Remember that children can feel responsible for their parents’ negative emotions toward the other. It is also important for parents and caregivers to understand that co-parenting is not about their feelings. It is about ensuring the child is happy and stable.
Coping with a mental health condition is extremely difficult both for the individual and their family members. Co-parenting with an individual living with mental health difficulties can be even more challenging. However, there are some steps that can help both parents and children cope. These include:
- Educating the children about their parent’s mental health: Parents should educate their children in an age-appropriate way about the symptoms of the condition and strategies for coping. Parents can seek advice from a qualified mental health professional to find the best approach for talking with their children and helping them understand that sometimes a parent or caregiver’s confusing behavior is not their fault.
- Modeling behavior: A parent or caregiver can explain to their children the importance of empathy and how to avoid escalating conflict. They can also explain how mental health issues can change a person’s behavior, which children may find difficult to understand. Parents can help model behaviors for children by talking kindly and calmly to one another. This approach may empower children to replicate the behavior.
- Separating the person from their diagnosis: Children need to understand that their parent has an illness and that this problem does not define them. Parents should avoid using terms such as “depressed” or “bipolar” to describe the individual living with the mental health issue. This language can stigmatize and negatively affect the children’s relationship with that parent.
- Establishing strong boundaries: If children report behaviors that concern them, the parent should discuss this directly with the co-parent. However, if the co-parent is suicidal, people should call 911 and request a welfare check rather than getting involved personally. This helps maintain healthy boundaries with no potential for manipulation.
Suicide prevention
If you know someone at immediate risk of self-harm, suicide, or hurting another person:
- Ask the tough question: “Are you considering suicide?”
- Listen to the person without judgment.
- Call 911 or the local emergency number, or text TALK to 741741 to communicate with a trained crisis counselor.
- Stay with the person until professional help arrives.
- Try to remove any weapons, medications, or other potentially harmful objects if it’s safe to do so.
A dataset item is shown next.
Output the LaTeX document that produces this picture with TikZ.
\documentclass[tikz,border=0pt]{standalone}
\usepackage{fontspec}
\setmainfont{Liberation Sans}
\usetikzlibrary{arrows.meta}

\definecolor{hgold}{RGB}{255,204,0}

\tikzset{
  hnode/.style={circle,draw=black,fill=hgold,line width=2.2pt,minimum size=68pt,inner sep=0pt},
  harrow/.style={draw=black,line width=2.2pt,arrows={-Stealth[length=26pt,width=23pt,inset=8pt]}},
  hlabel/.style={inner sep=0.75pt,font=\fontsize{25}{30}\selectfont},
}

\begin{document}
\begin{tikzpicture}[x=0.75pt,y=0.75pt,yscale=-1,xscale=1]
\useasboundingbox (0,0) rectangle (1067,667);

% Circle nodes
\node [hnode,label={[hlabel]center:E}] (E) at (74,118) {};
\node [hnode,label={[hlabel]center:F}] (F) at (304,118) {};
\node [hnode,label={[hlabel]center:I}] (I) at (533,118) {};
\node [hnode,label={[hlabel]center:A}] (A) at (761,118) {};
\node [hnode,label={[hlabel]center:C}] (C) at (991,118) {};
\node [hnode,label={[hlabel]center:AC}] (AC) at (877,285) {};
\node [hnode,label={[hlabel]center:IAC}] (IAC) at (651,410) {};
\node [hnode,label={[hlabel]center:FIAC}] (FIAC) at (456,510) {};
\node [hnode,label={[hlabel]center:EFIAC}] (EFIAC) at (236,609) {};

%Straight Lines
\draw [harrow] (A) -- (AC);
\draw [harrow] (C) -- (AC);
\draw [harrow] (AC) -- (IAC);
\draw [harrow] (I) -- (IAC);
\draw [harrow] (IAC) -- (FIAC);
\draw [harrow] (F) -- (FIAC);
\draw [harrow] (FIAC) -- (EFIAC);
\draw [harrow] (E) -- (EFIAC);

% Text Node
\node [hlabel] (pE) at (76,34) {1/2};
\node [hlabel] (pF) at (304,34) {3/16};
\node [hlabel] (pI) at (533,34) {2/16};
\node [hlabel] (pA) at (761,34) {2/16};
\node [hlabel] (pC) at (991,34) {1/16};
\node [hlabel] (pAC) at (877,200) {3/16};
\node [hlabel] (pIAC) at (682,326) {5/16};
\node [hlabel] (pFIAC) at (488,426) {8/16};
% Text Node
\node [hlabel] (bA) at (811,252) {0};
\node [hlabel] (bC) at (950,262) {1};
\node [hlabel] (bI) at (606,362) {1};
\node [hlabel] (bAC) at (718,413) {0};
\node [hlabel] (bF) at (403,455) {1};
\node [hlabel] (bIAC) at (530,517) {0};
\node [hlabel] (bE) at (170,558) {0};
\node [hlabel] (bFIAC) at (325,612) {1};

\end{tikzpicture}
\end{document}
If you or someone you know is having thoughts of suicide, a prevention hotline can help. The 988 Suicide and Crisis Lifeline is available 24 hours a day at 988. During a crisis, people who are hard of hearing can use their preferred relay service or dial 711 then 988.
Co-parenting refers to divorced or separated parents who maintain a parenting partnership to ensure their children have a stable and secure environment.
Successful co-parenting can be challenging, and parents must learn to set aside their differences for the children’s sake. Maintaining a healthy co-parent relationship with a former partner can avoid potentially harmful impacts on the mental and physical health of a child.
The rewards for the children are so valuable, so it is worth investing efforts into overcoming any challenges by being patient, communicating, and being open to compromise.